13°/ que la perte de chance implique seulement la disparition d'une éventualité favorable ; qu'en retenant, à supposer ce motif adopté, que la perte de chance invoquée reposait sur des "hypothèses pour le moins optimistes", la cour d'appel, qui s'est prononcée par un motif impropre à écarter l'existence d'une perte de chance, a violé l'article 1382, devenu 1240, du code civil. »

Réponse de la Cour

Vu l'article 1382, devenu 1240, du code civil :

27. Aux termes de ce texte, tout fait quelconque de l'homme, qui cause à autrui un dommage, oblige celui par la faute duquel il est arrivé à le réparer.

Un préjudice s'infère nécessairement d'un acte de concurrence déloyale, générateur d'un trouble commercial, fût-il seulement moral, et la perte d'une chance implique seulement la disparition d'une éventualité favorable.

28. Pour rejeter les demandes de la société Viacab, l'arrêt, par motifs adoptés, après avoir énoncé que, même si les griefs d'actes illicites étaient fondés, encore faudrait-il que la société Viacab démontre que ces actes ont entraîné pour elle un préjudice, relève que celle-ci se borne, pour invoquer un gain manqué, à comparer la réussite de son concurrent et son propre « business plan », reposant sur des hypothèses optimistes, établi en 2011 et sans actualisation ultérieure.

29. En statuant ainsi, par des motifs impropres à exclure l'existence de tout préjudice résultant des agissements reprochés, lesquels sont de nature à conférer un avantage concurrentiel à leur auteur, la cour d'appel a violé le texte susvisé.
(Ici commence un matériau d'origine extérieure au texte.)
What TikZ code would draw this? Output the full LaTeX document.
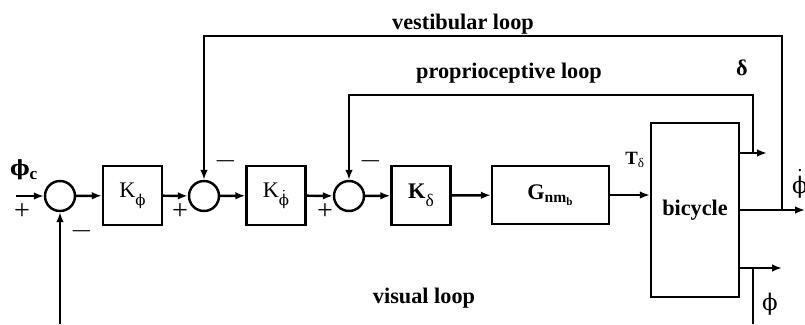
\documentclass[tikz,border=0pt]{standalone}
\usepackage{amsmath,amssymb}
\usepackage{fontspec}
\setmainfont{Liberation Serif}
\newfontfamily\grkfont[Scale=0.85]{DejaVu Serif}
\newcommand{\vphi}{{\grkfont ϕ}}
\newcommand{\lowsub}[1]{\raisebox{-0.35em}{\fontsize{15}{17}\selectfont #1}}
\usepackage{tikz}
\usetikzlibrary{arrows.meta}

\tikzset{
  wire/.style={line width=2.1pt},
  sig/.style={wire, -{Latex[length=3mm,width=2.3mm]}},
  block/.style={draw, line width=2.1pt, minimum width=17.7mm, minimum height=17.7mm, inner sep=0pt},
  junct/.style={draw, circle, line width=2.1pt, minimum size=9mm, inner sep=0pt},
  lbl/.style={font=\fontsize{19}{21}\selectfont},
  blbl/.style={font=\fontsize{19}{21}\selectfont\bfseries},
  sgn/.style={font=\fontsize{24}{26}\selectfont},
}

\begin{document}
\begin{tikzpicture}[x=0.3mm, y=-0.3mm]
    \useasboundingbox (0,0) rectangle (805,324);
    % summing junctions
    \node[junct] (sum1) at (60,196) {};
    \node[junct] (sum2) at (204,196) {};
    \node[junct] (sum3) at (349,196) {};
    % controller blocks
    \node[block, lbl] (kphi) at (132.5,195.5) {K\lowsub{\vphi}};
    \node[block, lbl] (kphid) at (276,195.5) {K\lowsub{$\dot{\text{\vphi}}$}};
    \node[block, lbl] (kdel) at (421,195.5) {\textbf{K}\lowsub{δ}};
    \node[block, blbl, minimum width=35.1mm, minimum height=17.4mm] (gnm) at (550.5,195) {G$_{\text{\textbf{nm}}_{\text{\textbf{b}}}}$};
    \node[block, blbl, minimum width=26.4mm, minimum height=52.2mm] (bike) at (695,210) {bicycle};
    % points for inputs, outputs and loops
    \coordinate (in) at (16,196);
    \coordinate (dout) at (767,153);
    \coordinate (pj) at (753,153);
    \coordinate (ptop) at (753,95);
    \coordinate (rout) at (805,210);
    \coordinate (vj) at (782,210);
    \coordinate (vtop) at (782,36);
    \coordinate (fout) at (782,268);
    \coordinate (fj) at (753,268);
    \coordinate (fbot) at (753,324);
    \coordinate (sbot) at (60,324);
    % forward path
    \draw[sig] (in) -- (sum1.west);
    \draw[sig] (sum1) -- (kphi);
    \draw[sig] (kphi) -- (sum2);
    \draw[sig] (sum2) -- (kphid);
    \draw[sig] (kphid) -- (sum3);
    \draw[sig] (sum3) -- (kdel);
    \draw[sig] (kdel) -- (gnm);
    \draw[sig] (gnm.east) -- (gnm.east -| bike.west);
    % outputs
    \draw[sig] (dout -| bike.east) -- (dout);
    \draw[sig] (rout -| bike.east) -- (rout);
    \draw[sig] (fout -| bike.east) -- (fout);
    % feedback loops
    \draw[sig] (pj) -- (ptop) -| (sum3.north);
    \draw[sig] (vj) -- (vtop) -| (sum2.north);
    \draw[wire] (fj) -- (fbot);
    \draw[sig] (sbot) -- (sum1.south);
    % signs
    \node[sgn] (p1) at (22,212) {+};
    \node[sgn] (m1) at (82,231) {$-$};
    \node[sgn] (p2) at (180,212) {+};
    \node[sgn] (m2) at (226,161) {$-$};
    \node[sgn] (p3) at (325,212) {+};
    \node[sgn] (m3) at (371,161) {$-$};
    % signal labels
    \node[lbl, font=\fontsize{21}{23}\selectfont\bfseries] (phic) at (24,170) {{\grkfont\bfseries ϕ}$_{\text{\textbf{c}}}$};
    \node[lbl, font=\fontsize{16}{18}\selectfont\bfseries] (tdel) at (635,160) {T$_{\text{\mdseries δ}}$};
    \node[blbl] (dlab) at (742,68) {δ};
    \node[lbl, anchor=west, font=\fontsize{23}{25}\selectfont] (phidl) at (788,184) {$\dot{\text{\vphi}}$};
    \node[lbl, font=\fontsize{23}{25}\selectfont] (phil) at (770,304) {\vphi};
    % loop names
    \node[blbl] (vest) at (463,24) {vestibular loop};
    \node[blbl] (prop) at (509,73) {proprioceptive loop};
    \node[blbl] (vis) at (424,298) {visual loop};
\end{tikzpicture}
\end{document}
Portée et conséquences de la cassation

30. En application de l'article 624 du code de procédure civile, la cassation prononcée sur le moyen du pourvoi entraîne, par voie de conséquence, celle du chef de dispositif qui rejette la demande de dommages-intérêts pour procédure abusive formée par la société Transopco, qui s'y rattache par un lien de dépendance nécessaire.

PAR CES MOTIFS, la Cour :

CASSE ET ANNULE, en toutes ses dispositions, l'arrêt rendu le 4 novembre 2019, entre les parties, par la cour d'appel de Paris ;

Remet l'affaire et les parties dans l'état où elles se trouvaient avant cet arrêt et les renvoie devant la cour d'appel de Paris autrement composée ;

Condamne la société Transopco aux dépens ;

En application de l'article 700 du code de procédure civile, rejette la demande formée par la société Transopco et la condamne à payer à la société Viacab la somme de 3 000 euros.